-- The task --
Print, please, exactly and only the lines between the line holding "Recreate this image" and the line holding "Chart.register(...registerables);", inclusive, omitting any pictures.

-- begin --

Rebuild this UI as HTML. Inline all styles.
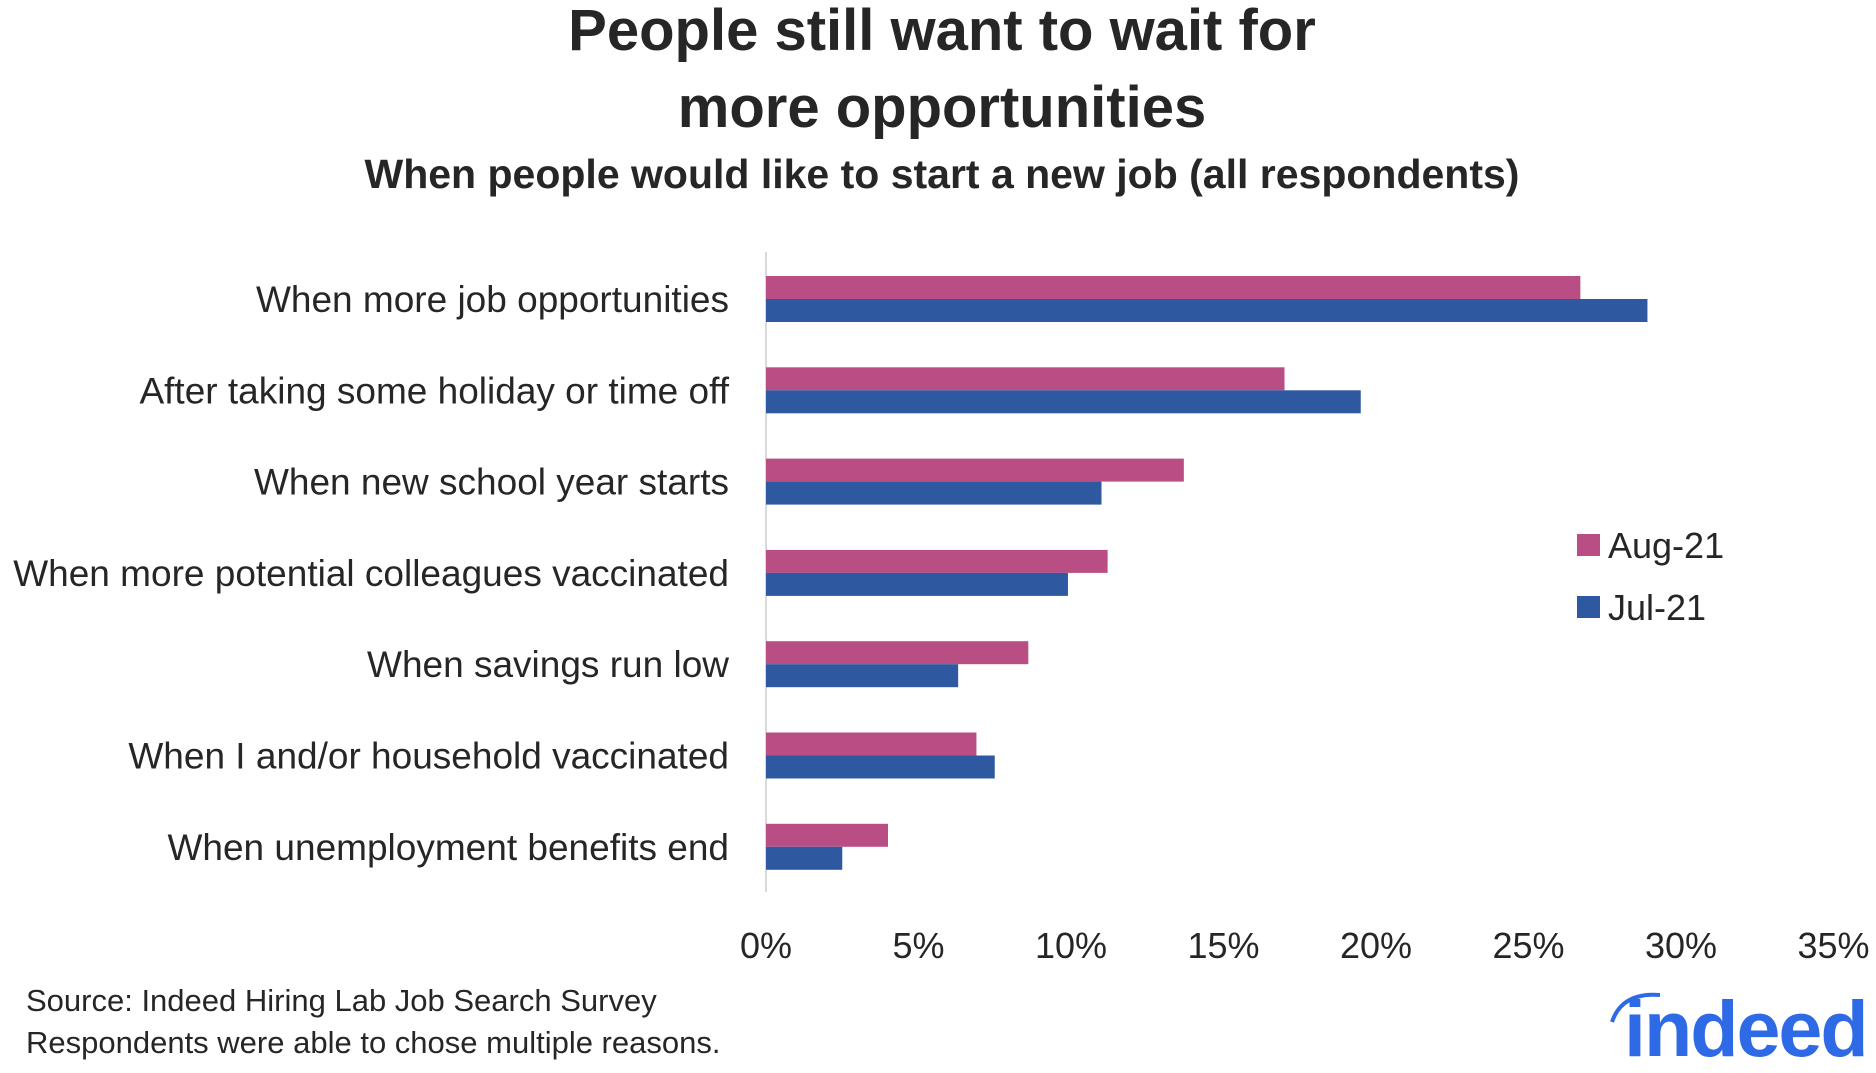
<!DOCTYPE html>
<html><head><meta charset="utf-8"><style>
body{margin:0;background:#fff;width:1876px;height:1068px;overflow:hidden;font-family:"Liberation Sans",sans-serif;}
</style></head><body>
<svg width="1876" height="1068" id="svg" font-family="Liberation Sans, sans-serif">
<text x="942" y="50" text-anchor="middle" font-size="58" font-weight="bold" fill="#262626">People still want to wait for</text>
<text x="942" y="127" text-anchor="middle" font-size="58" font-weight="bold" fill="#262626">more opportunities</text>
<text x="942" y="188" text-anchor="middle" font-size="41" font-weight="bold" fill="#262626">When people would like to start a new job (all respondents)</text>
<line x1="766" y1="252" x2="766" y2="892" stroke="#d9d9d9" stroke-width="2"/>
<g id="bars"></g>
<rect x="1577" y="534" width="23" height="22" fill="#b94e84"/>
<text x="1608" y="558" font-size="36" fill="#262626">Aug-21</text>
<rect x="1577" y="596" width="23" height="22" fill="#2e59a1"/>
<text x="1608" y="620" font-size="36" fill="#262626">Jul-21</text>
<text x="26" y="1011" font-size="31" fill="#262626">Source: Indeed Hiring Lab Job Search Survey</text>
<text x="26" y="1053" font-size="31" fill="#262626">Respondents were able to chose multiple reasons.</text>
<g>
<path d="M1612 1022 Q1622 992 1660 995" stroke="#2f6ae6" stroke-width="4" fill="none"/>
<text x="1624" y="1056" font-size="79" font-weight="bold" fill="#2f6ae6" letter-spacing="-2">indeed</text>
</g>
</svg>
<script>
const categories=["When more job opportunities","After taking some holiday or time off","When new school year starts","When more potential colleagues vaccinated","When savings run low","When I and/or household vaccinated","When unemployment benefits end"];
const aug21=[26.7,17.0,13.7,11.2,8.6,6.9,4.0];
const jul21=[28.9,19.5,11.0,9.9,6.3,7.5,2.5];
const ticks=[0,5,10,15,20,25,30,35];
const NS="http://www.w3.org/2000/svg";
const g=document.getElementById('bars');
const x=v=>766+v*30.5;
const yTop=i=>276+i*91.3;
const BH=23;
function mk(t,a){const e=document.createElementNS(NS,t);for(const k in a)e.setAttribute(k,a[k]);g.appendChild(e);return e;}
categories.forEach((c,i)=>{
  const a=mk('rect',{x:x(0),y:yTop(i),width:x(aug21[i])-x(0),height:BH,fill:'#b94e84'});
  
  
  const b=mk('rect',{x:x(0),y:yTop(i)+BH,width:x(jul21[i])-x(0),height:BH,fill:'#2e59a1'});
  
  
  const t=mk('text',{x:729,y:yTop(i)+BH+13,'text-anchor':'end','font-size':37,fill:'#262626'});
  t.textContent=c;
  
  
});
ticks.forEach(v=>{
  const t=mk('text',{x:x(v),y:958,'text-anchor':'middle','font-size':36,fill:'#262626'});
  t.textContent=v+'%';
  
  
});
</script>
</body></html>
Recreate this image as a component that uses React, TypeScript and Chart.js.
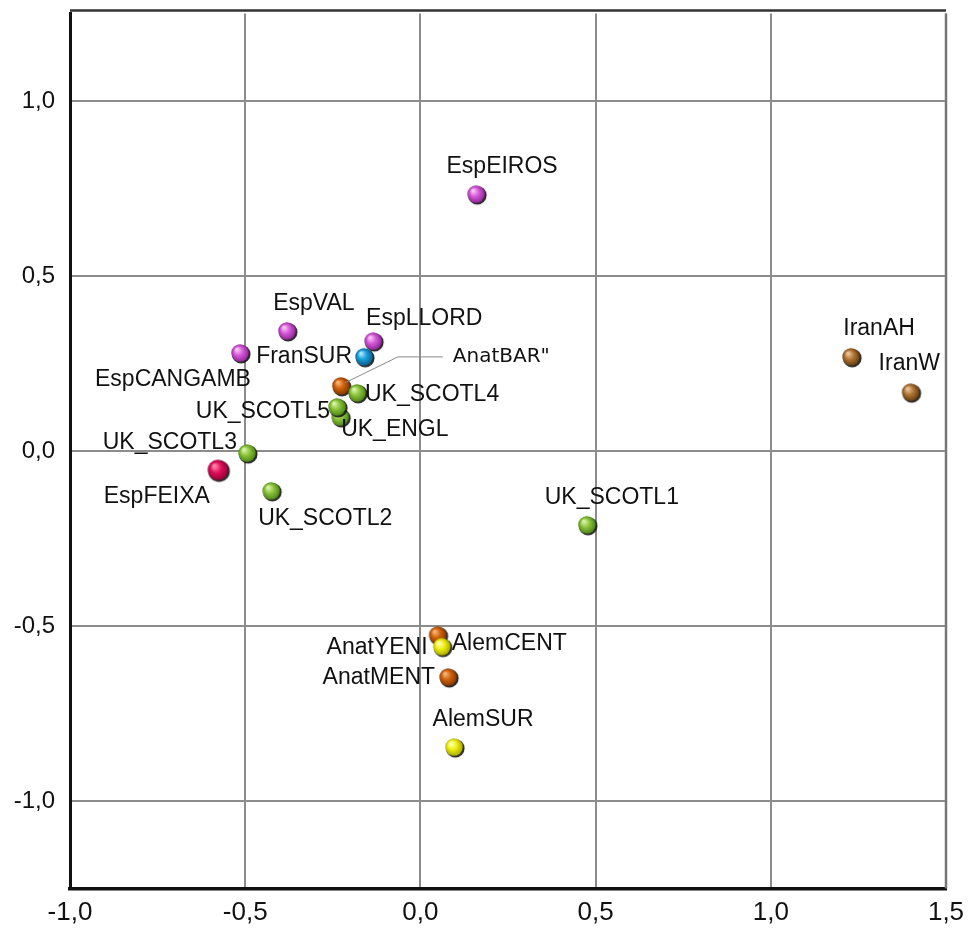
import React, { useEffect, useRef } from "react";
import { Chart, registerables } from "chart.js";

Chart.register(...registerables);

// ---------- data ----------
const names = [
  "EspEIROS", "EspVAL", "EspCANGAMB", "EspLLORD", "FranSUR",
  "AnatBAR\"", "UK_SCOTL4", "UK_ENGL", "UK_SCOTL5", "UK_SCOTL3",
  "EspFEIXA", "UK_SCOTL2", "UK_SCOTL1", "IranAH", "IranW",
  "AnatYENI", "AlemCENT", "AnatMENT", "AlemSUR",
];
const xValues = [
  0.159, -0.381, -0.515, -0.135, -0.161,
  -0.227, -0.181, -0.229, -0.238, -0.495,
  -0.578, -0.426, 0.475, 1.229, 1.399,
  0.049, 0.061, 0.079, 0.096,
];
const yValues = [
  0.734, 0.343, 0.280, 0.314, 0.269,
  0.186, 0.166, 0.097, 0.126, -0.006,
  -0.054, -0.114, -0.211, 0.269, 0.168,
  -0.526, -0.559, -0.646, -0.846,
];
const groups = [
  "esp", "esp", "esp", "esp", "fran",
  "anat", "uk", "uk", "uk", "uk",
  "feixa", "uk", "uk", "iran", "iran",
  "anat", "alem", "anat", "alem",
];
const xTicks = [-1.0, -0.5, 0.0, 0.5, 1.0, 1.5];
const yTicks = [-1.0, -0.5, 0.0, 0.5, 1.0];

// ---------- styles ----------
const groupColors: Record<string, [string, string, string]> = {
  esp: ["#f6c4f6", "#d65ad8", "#8e2496"],
  fran: ["#a8e4ff", "#1a9fd8", "#0a5d8c"],
  anat: ["#f7b478", "#d2640c", "#833600"],
  uk: ["#d8f2a8", "#8cc43c", "#4a8416"],
  feixa: ["#ff86ae", "#e0105c", "#930036"],
  iran: ["#ebc596", "#b07838", "#663c0e"],
  alem: ["#ffffc0", "#f0f010", "#a8a800"],
};
const groupRadius: Record<string, number> = { feixa: 10.5 };

// label placement relative to the point (pixels)
const labelPlacement: { dx: number; dy: number; align: CanvasTextAlign }[] = [
  { dx: 26, dy: -27, align: "center" }, // EspEIROS
  { dx: 27, dy: -27, align: "center" }, // EspVAL
  { dx: 11, dy: 27, align: "right" }, // EspCANGAMB
  { dx: -7, dy: -22, align: "left" }, // EspLLORD
  { dx: -12, dy: 0, align: "right" }, // FranSUR
  { dx: 112, dy: -29, align: "left" }, // AnatBAR"
  { dx: 8, dy: 2, align: "left" }, // UK_SCOTL4
  { dx: 1, dy: 13, align: "left" }, // UK_ENGL
  { dx: -7, dy: 5, align: "right" }, // UK_SCOTL5
  { dx: -10, dy: -10, align: "right" }, // UK_SCOTL3
  { dx: -8, dy: 27, align: "right" }, // EspFEIXA
  { dx: -13, dy: 28, align: "left" }, // UK_SCOTL2
  { dx: 25, dy: -27, align: "center" }, // UK_SCOTL1
  { dx: 28, dy: -28, align: "center" }, // IranAH
  { dx: -32, dy: -29, align: "left" }, // IranW
  { dx: -10, dy: 13, align: "right" }, // AnatYENI
  { dx: 10, dy: -3, align: "left" }, // AlemCENT
  { dx: -13, dy: 1, align: "right" }, // AnatMENT
  { dx: 29, dy: -27, align: "center" }, // AlemSUR
];

const LABEL_FONT = '23px "Liberation Sans", Arial, sans-serif';
const SPECIAL_FONT = '20px "DejaVu Sans", sans-serif';

function makeSphere(group: string): HTMLCanvasElement {
  const r = groupRadius[group] ?? 9;
  const size = Math.ceil(r * 2 + 6);
  const c = document.createElement("canvas");
  c.width = size;
  c.height = size;
  const ctx = c.getContext("2d")!;
  const cx = size / 2;
  const cy = size / 2;
  ctx.beginPath();
  ctx.arc(cx + 1.2, cy + 1.2, r + 0.3, 0, Math.PI * 2);
  ctx.fillStyle = "rgba(20,20,20,0.9)";
  ctx.fill();
  const [light, base, dark] = groupColors[group];
  const g = ctx.createRadialGradient(cx - r * 0.35, cy - r * 0.4, r * 0.1, cx, cy, r);
  g.addColorStop(0, light);
  g.addColorStop(0.45, base);
  g.addColorStop(1, dark);
  ctx.beginPath();
  ctx.arc(cx, cy, r - 0.3, 0, Math.PI * 2);
  ctx.fillStyle = g;
  ctx.fill();
  return c;
}

const fmt = (v: number) => v.toFixed(1).replace(".", ",");

export default function App() {
  const ref = useRef<HTMLCanvasElement | null>(null);

  useEffect(() => {
    if (!ref.current) return;
    const spheres: Record<string, HTMLCanvasElement> = {};
    Object.keys(groupColors).forEach((k) => (spheres[k] = makeSphere(k)));
    const pointStyles = groups.map((g) => spheres[g]);

    const framePlugin = {
      id: "frame",
      beforeDatasetsDraw(chart: any) {
        const { ctx, chartArea } = chart;
        ctx.save();
        ctx.strokeStyle = "#333";
        ctx.lineWidth = 2.5;
        ctx.beginPath();
        ctx.moveTo(chartArea.left, chartArea.top - 3);
        ctx.lineTo(chartArea.right, chartArea.top - 3);
        ctx.stroke();
        ctx.strokeStyle = "#777";
        ctx.lineWidth = 2.5;
        ctx.beginPath();
        ctx.moveTo(chartArea.right, chartArea.top);
        ctx.lineTo(chartArea.right, chartArea.bottom);
        ctx.stroke();
        ctx.restore();
      },
    };

    const labelPlugin = {
      id: "pointLabels",
      afterDatasetsDraw(chart: any) {
        const { ctx, chartArea } = chart;
        const meta = chart.getDatasetMeta(0);
        ctx.save();
        ctx.beginPath();
        ctx.rect(chartArea.left, chartArea.top, chartArea.right - chartArea.left, chartArea.bottom - chartArea.top);
        ctx.clip();
        names.forEach((name, i) => {
          const el = meta.data[i];
          if (!el) return;
          const p = labelPlacement[i];
          const special = name.startsWith("AnatBAR");
          if (special) {
            ctx.strokeStyle = "#8a8a8a";
            ctx.lineWidth = 1;
            ctx.beginPath();
            ctx.moveTo(el.x + 4, el.y - 3);
            ctx.lineTo(el.x + 57, el.y - 29);
            ctx.lineTo(el.x + 102, el.y - 29);
            ctx.stroke();
          }
          ctx.font = special ? SPECIAL_FONT : LABEL_FONT;
          ctx.fillStyle = "#111";
          ctx.textAlign = p.align;
          ctx.textBaseline = "middle";
          ctx.fillText(name, el.x + p.dx, el.y + p.dy);
        });
        ctx.restore();
      },
    };

    const chart = new Chart(ref.current, {
      type: "scatter",
      data: {
        datasets: [
          {
            label: "points",
            data: xValues.map((x, i) => ({ x, y: yValues[i] })),
            pointStyle: pointStyles as any,
            pointRadius: 9,
            pointHoverRadius: 9,
            backgroundColor: "transparent",
            borderColor: "transparent",
          },
        ],
      },
      options: {
        responsive: false,
        animation: false,
        events: [],
        layout: { padding: { top: 13.5, right: 32, left: 0, bottom: 0 } },
        plugins: { legend: { display: false }, tooltip: { enabled: false } },
        scales: {
          x: {
            type: "linear",
            min: -1,
            max: 1.5,
            afterBuildTicks: (s: any) => {
              s.ticks = xTicks.map((v) => ({ value: v }));
            },
            afterFit: (s: any) => {
              s.height = 43.5;
              s.paddingLeft = 0;
              s.paddingRight = 0;
            },
            ticks: {
              callback: (v: any) => fmt(Number(v)),
              font: { family: '"Liberation Sans Narrow", "Liberation Sans", Arial', size: 26 },
              color: "#111",
              padding: 9,
              maxRotation: 0,
            },
            grid: { color: "#8c8c8c", lineWidth: 2, drawTicks: false },
            border: { color: "#111", width: 3.5 },
          },
          y: {
            type: "linear",
            min: -1.25,
            max: 1.25,
            afterBuildTicks: (s: any) => {
              s.ticks = yTicks.map((v) => ({ value: v }));
            },
            afterFit: (s: any) => {
              s.width = 70;
              s.paddingTop = 0;
              s.paddingBottom = 0;
            },
            ticks: {
              callback: (v: any) => fmt(Number(v)),
              font: { family: '"Liberation Sans", Arial', size: 24 },
              color: "#111",
              padding: 15,
            },
            grid: { color: "#8c8c8c", lineWidth: 2, drawTicks: false },
            border: { color: "#111", width: 3 },
          },
        },
      },
      plugins: [framePlugin, labelPlugin],
    });
    return () => chart.destroy();
  }, []);

  return (
    <div style={{ position: "absolute", left: 0, top: 0, width: 978, height: 932, background: "#fff" }}>
      <canvas ref={ref} width={978} height={932} style={{ width: 978, height: 932, display: "block" }} />
    </div>
  );
}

-- end --

-- Answer --
Recreate this image as a component that uses React, TypeScript and Chart.js.
import React, { useEffect, useRef } from "react";
import { Chart, registerables } from "chart.js";

Chart.register(...registerables);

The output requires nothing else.